The lively debate over Canada’s refusal to participate in the United Nations Durban 2 anti-racism conference
From The National Post:
Today should be a proud moment for Canada, and Canadians. Canada was the first country to declare it would not attend the Durban Review Conference in Geneva, known as Durban II because it was meant as a follow-up to an earlier version in Durban, South Africa, that collapsed into an anti-Israel hatefest.
From The Globe and Mail:
Although many Western representatives walked out in protest against Mr.
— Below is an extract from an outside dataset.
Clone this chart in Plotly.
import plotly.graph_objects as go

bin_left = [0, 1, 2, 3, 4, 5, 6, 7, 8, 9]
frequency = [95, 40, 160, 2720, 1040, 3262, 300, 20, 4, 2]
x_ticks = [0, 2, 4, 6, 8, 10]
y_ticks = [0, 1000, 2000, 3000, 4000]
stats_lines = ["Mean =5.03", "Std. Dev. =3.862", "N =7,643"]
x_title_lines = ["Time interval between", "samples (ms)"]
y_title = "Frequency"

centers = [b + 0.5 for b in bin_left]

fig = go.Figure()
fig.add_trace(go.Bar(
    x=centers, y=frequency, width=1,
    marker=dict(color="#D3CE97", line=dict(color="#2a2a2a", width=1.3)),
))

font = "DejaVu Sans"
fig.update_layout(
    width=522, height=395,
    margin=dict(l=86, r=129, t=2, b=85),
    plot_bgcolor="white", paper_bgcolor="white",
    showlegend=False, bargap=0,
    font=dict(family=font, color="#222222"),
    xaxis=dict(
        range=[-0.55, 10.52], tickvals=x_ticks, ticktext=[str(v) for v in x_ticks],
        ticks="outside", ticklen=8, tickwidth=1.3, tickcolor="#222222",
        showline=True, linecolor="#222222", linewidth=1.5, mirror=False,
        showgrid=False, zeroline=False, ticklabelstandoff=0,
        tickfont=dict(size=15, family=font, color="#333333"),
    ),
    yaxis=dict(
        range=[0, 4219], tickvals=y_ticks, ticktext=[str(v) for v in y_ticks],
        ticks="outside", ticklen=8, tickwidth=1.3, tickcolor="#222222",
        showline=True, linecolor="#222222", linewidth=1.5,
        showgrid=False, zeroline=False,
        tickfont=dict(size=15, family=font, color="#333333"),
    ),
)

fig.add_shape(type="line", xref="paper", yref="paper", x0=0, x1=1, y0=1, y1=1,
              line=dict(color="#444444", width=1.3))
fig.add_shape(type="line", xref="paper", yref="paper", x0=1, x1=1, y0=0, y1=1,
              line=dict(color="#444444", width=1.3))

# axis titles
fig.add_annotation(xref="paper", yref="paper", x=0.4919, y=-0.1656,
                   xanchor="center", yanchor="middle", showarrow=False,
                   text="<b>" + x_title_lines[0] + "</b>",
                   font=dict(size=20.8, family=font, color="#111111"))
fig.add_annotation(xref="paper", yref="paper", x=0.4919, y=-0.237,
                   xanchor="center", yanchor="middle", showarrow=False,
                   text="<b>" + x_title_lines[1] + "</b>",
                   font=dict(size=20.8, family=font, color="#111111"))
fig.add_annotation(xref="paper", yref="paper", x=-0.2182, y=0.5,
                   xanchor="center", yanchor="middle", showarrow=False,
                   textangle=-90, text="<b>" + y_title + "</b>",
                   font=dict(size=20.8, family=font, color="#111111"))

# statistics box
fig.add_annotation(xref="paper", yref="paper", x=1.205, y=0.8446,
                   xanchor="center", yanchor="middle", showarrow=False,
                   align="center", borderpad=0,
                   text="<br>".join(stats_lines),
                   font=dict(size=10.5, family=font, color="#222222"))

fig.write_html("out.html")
Ahmadinejad’s speech, the decision to attend in the first place showed a lack of foresight on the part of their countries’ leaders…Canada was merely ahead of the curve.
I’m saddened by the lack of real dissenting opinions on this issue, because of a few facts:
- Whether we like or agree with it, there are many vocal “world leaders” who currently believe Israel should be singled out for condemnation because of its treatment of Palestinians.
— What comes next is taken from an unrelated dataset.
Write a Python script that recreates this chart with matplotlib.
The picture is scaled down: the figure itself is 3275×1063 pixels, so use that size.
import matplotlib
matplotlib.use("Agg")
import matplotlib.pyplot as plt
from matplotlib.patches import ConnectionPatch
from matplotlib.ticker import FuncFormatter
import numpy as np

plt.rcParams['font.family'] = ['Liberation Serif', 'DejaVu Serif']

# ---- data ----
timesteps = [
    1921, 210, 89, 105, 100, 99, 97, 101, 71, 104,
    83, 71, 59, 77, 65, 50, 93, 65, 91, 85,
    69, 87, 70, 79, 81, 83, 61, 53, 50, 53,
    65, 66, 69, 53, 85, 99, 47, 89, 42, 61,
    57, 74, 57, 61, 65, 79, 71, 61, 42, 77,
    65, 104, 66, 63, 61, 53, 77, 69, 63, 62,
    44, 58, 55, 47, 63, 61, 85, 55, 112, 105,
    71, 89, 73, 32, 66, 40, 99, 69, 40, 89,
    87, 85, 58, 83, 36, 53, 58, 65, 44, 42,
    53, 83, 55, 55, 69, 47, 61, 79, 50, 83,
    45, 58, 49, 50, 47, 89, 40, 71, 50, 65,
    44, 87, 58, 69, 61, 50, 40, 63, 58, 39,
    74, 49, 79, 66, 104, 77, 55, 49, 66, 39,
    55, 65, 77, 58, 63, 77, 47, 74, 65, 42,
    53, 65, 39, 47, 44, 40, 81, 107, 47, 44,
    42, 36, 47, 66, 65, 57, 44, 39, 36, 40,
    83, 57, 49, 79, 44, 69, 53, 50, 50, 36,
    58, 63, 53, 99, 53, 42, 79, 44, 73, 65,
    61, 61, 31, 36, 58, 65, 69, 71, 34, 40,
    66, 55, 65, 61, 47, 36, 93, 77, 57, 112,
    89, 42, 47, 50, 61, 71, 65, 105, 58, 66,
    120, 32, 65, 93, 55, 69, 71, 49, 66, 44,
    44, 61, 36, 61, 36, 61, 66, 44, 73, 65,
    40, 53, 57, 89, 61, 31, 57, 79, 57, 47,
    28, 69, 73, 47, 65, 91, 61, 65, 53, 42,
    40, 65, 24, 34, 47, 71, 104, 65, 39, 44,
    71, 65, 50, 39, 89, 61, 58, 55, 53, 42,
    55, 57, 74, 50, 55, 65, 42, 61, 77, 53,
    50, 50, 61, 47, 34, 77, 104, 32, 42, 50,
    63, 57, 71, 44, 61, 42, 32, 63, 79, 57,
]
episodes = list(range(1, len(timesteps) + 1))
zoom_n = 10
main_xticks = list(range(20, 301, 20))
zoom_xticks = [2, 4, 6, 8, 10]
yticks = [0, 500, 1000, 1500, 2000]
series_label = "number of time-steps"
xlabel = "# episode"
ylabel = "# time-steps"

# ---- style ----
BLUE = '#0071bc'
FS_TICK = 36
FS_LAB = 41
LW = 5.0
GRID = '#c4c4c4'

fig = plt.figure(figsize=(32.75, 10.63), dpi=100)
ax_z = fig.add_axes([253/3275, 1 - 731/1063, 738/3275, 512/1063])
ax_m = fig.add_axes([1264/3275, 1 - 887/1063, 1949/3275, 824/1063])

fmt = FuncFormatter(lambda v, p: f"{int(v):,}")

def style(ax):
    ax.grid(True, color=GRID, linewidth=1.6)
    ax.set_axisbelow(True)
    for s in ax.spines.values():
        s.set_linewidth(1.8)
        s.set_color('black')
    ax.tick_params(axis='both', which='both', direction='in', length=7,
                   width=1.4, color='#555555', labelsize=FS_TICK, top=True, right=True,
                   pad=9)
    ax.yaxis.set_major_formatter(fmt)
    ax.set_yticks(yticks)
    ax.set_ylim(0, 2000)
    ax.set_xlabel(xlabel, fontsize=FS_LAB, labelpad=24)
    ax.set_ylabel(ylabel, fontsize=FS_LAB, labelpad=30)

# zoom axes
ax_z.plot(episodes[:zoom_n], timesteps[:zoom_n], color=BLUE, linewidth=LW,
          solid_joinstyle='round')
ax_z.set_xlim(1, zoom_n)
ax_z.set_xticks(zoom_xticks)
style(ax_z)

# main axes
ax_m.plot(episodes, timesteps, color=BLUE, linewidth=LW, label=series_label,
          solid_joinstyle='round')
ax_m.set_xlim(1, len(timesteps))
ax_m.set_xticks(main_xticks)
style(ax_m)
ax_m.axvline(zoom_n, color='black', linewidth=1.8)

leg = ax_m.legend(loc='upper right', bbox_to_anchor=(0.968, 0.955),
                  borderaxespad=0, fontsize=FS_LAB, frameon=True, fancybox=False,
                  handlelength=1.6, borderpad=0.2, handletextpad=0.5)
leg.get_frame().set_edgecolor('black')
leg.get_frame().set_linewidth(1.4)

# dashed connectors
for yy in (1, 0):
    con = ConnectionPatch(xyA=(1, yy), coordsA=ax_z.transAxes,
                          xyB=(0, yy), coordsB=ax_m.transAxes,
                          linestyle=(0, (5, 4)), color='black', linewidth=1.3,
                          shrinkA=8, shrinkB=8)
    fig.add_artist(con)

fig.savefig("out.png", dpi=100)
- Whether we like or agree with it, many of these same world leaders have very different ideas about religious freedom, and feel anxious about blasphemy and the defamation of Islam.
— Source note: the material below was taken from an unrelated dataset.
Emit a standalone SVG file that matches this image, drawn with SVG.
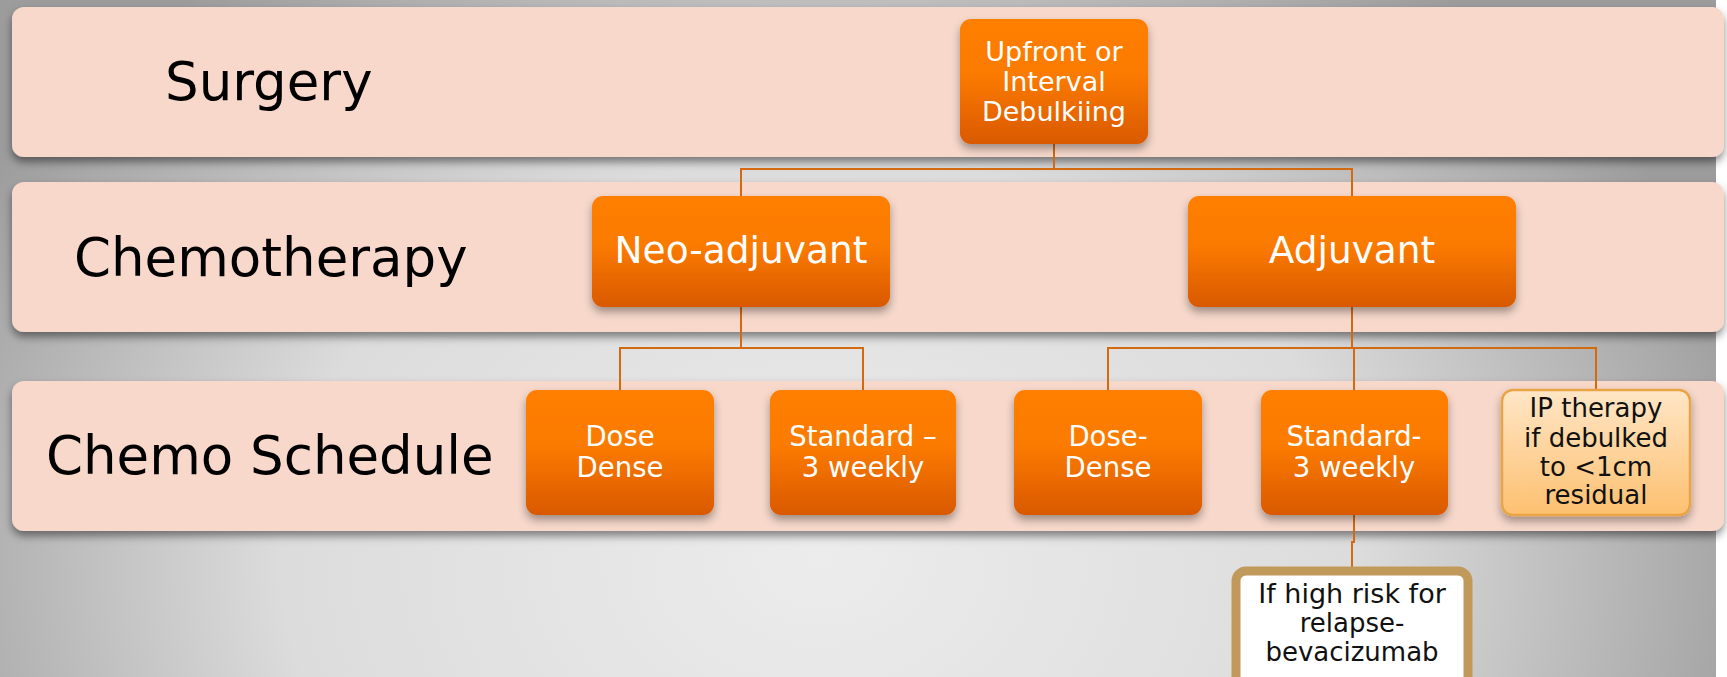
<svg xmlns="http://www.w3.org/2000/svg" width="1727" height="677" viewBox="0 0 1727 677">
<defs>
<radialGradient id="bg" cx="820" cy="560" r="980" gradientUnits="userSpaceOnUse" gradientTransform="translate(820 560) scale(1 0.75) translate(-820 -560)">
<stop offset="0" stop-color="#ececec"/>
<stop offset="0.55" stop-color="#dcdcdc"/>
<stop offset="1" stop-color="#9c9c9c"/>
</radialGradient>
<linearGradient id="org" x1="0" y1="0" x2="0" y2="1">
<stop offset="0" stop-color="#ff7f00"/>
<stop offset="0.45" stop-color="#fb7a00"/>
<stop offset="1" stop-color="#d95900"/>
</linearGradient>
<linearGradient id="lt" x1="0" y1="0" x2="0" y2="1">
<stop offset="0" stop-color="#ffe6c6"/>
<stop offset="1" stop-color="#fdc070"/>
</linearGradient>
<filter id="bsh" x="-5%" y="-20%" width="110%" height="150%">
<feDropShadow dx="0" dy="5" stdDeviation="4" flood-color="#000" flood-opacity="0.45"/>
</filter>
<filter id="nsh" x="-20%" y="-20%" width="140%" height="150%">
<feDropShadow dx="0" dy="5" stdDeviation="4" flood-color="#000" flood-opacity="0.35"/>
</filter>
</defs>
<style>
.band{fill:#f7d8cb;filter:url(#bsh)}
.lbl{font-family:"DejaVu Sans",Verdana,sans-serif;font-size:53px;fill:#000}
.node{fill:url(#org);filter:url(#nsh)}
.nt{font-family:"DejaVu Sans",Verdana,sans-serif;fill:#fff;text-anchor:middle}
.dt{font-family:"DejaVu Sans",Verdana,sans-serif;fill:#111;text-anchor:middle;font-size:26px}
.con{fill:none;stroke:#d36a12;stroke-width:2}
</style>
<rect width="1727" height="677" fill="#ffffff"/>
<rect width="1716" height="677" fill="url(#bg)"/>
<g id="band-surgery">
<rect class="band" x="12" y="7" width="1712" height="150" rx="12"/>
<text class="lbl" x="165" y="100">Surgery</text>
</g>
<g id="band-chemotherapy">
<rect class="band" x="12" y="182" width="1712" height="150" rx="12"/>
<text class="lbl" x="74" y="276">Chemotherapy</text>
</g>
<g id="band-schedule">
<rect class="band" x="12" y="381" width="1712" height="150" rx="12"/>
<text class="lbl" x="46" y="474">Chemo Schedule</text>
</g>
<g id="connectors">
<path class="con" d="M1054,144 V169 M741,196 V169 H1352 V196"/>
<path class="con" d="M741,307 V348 M620,390 V348 H863 V390"/>
<path class="con" d="M1352,307 V348 M1108,390 V348 H1596 V390 M1354,348 V390"/>
<path class="con" d="M1354,515 V542 H1352 V567"/>
</g>
<g id="node-upfront">
<rect class="node" x="960" y="19" width="188" height="125" rx="11"/>
<text class="nt" font-size="27"><tspan x="1054" y="61">Upfront or</tspan><tspan x="1054" y="91">Interval</tspan><tspan x="1054" y="121">Debulkiing</tspan></text>
</g>
<g id="node-neoadjuvant">
<rect class="node" x="592" y="196" width="298" height="111" rx="11"/>
<text class="nt" font-size="37.5" x="741" y="263">Neo-adjuvant</text>
</g>
<g id="node-adjuvant">
<rect class="node" x="1188" y="196" width="328" height="111" rx="11"/>
<text class="nt" font-size="37.5" x="1352" y="263">Adjuvant</text>
</g>
<g id="node-dosedense1">
<rect class="node" x="526" y="390" width="188" height="125" rx="11"/>
<text class="nt" font-size="27.5"><tspan x="620" y="446">Dose</tspan><tspan x="620" y="477">Dense</tspan></text>
</g>
<g id="node-standard1">
<rect class="node" x="770" y="390" width="186" height="125" rx="11"/>
<text class="nt" font-size="27.5"><tspan x="863" y="446">Standard –</tspan><tspan x="863" y="477">3 weekly</tspan></text>
</g>
<g id="node-dosedense2">
<rect class="node" x="1014" y="390" width="188" height="125" rx="11"/>
<text class="nt" font-size="27.5"><tspan x="1108" y="446">Dose-</tspan><tspan x="1108" y="477">Dense</tspan></text>
</g>
<g id="node-standard2">
<rect class="node" x="1261" y="390" width="187" height="125" rx="11"/>
<text class="nt" font-size="27.5"><tspan x="1354" y="446">Standard-</tspan><tspan x="1354" y="477">3 weekly</tspan></text>
</g>
<g id="node-ip">
<rect x="1502" y="390" width="188" height="125" rx="11" fill="url(#lt)" stroke="#e8a445" stroke-width="2.5" filter="url(#nsh)"/>
<text class="dt"><tspan x="1596" y="417">IP therapy</tspan><tspan x="1596" y="447">if debulked</tspan><tspan x="1596" y="476">to &lt;1cm</tspan><tspan x="1596" y="504">residual</tspan></text>
</g>
<g id="node-bev">
<rect x="1236" y="571" width="232" height="120" rx="10" fill="#fff" stroke="#c19a5b" stroke-width="9"/>
<text class="dt" font-size="27"><tspan x="1352" y="603" font-size="27">If high risk for</tspan><tspan x="1352" y="632">relapse-</tspan><tspan x="1352" y="661">bevacizumab</tspan></text>
</g>
</svg>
We can walk away from as many conferences as we want without changing those two basic facts. Add a few other facts, like the need for a global effort to fight poverty, meet environmental challenges and, hell, even the threat of terrorism, and the schism between the “West” and the “Muslim world” becomes deeply troubling. And I’m not sure Canada’s decision looks so laudable.
I’m frightened by the anxiety people have about doing anything that might be seen to condone terrorism or extremism. I’ve noticed that the discourse around the Somali pirates is plagued by the same problems as all the post 9-11/war on terror discourse – any suggestion that we should look at root causes immediately gets characterized as justificatory or pro-terrorist/anti-US. This is scary, because it shouldn’t be controversial to say that stopping something requires finding out what truly caused it in the first place – and to say that most political and social phenomena have complex causes at their roots.
It seems to me that the signal we’re sending by walking out of Durban isn’t that we’re anti-extremism, but rather that we’re not willing to engage if we don’t like what’s going to be said, which only deepens the perception that the West needs to control the agenda and exert its hegemony or it won’t participate in the international community. If it was me, and I knew racist and untrue things like those in Iranian President Mahmoud Ahmadinejad’s speech were going to be said, I would see that as an even better reason to take part, so I could counter his claims and be a force for dialogue and reconciliation – things I still believe are possible in the very long term, but only if we don’t start vacating the venues where they can take place.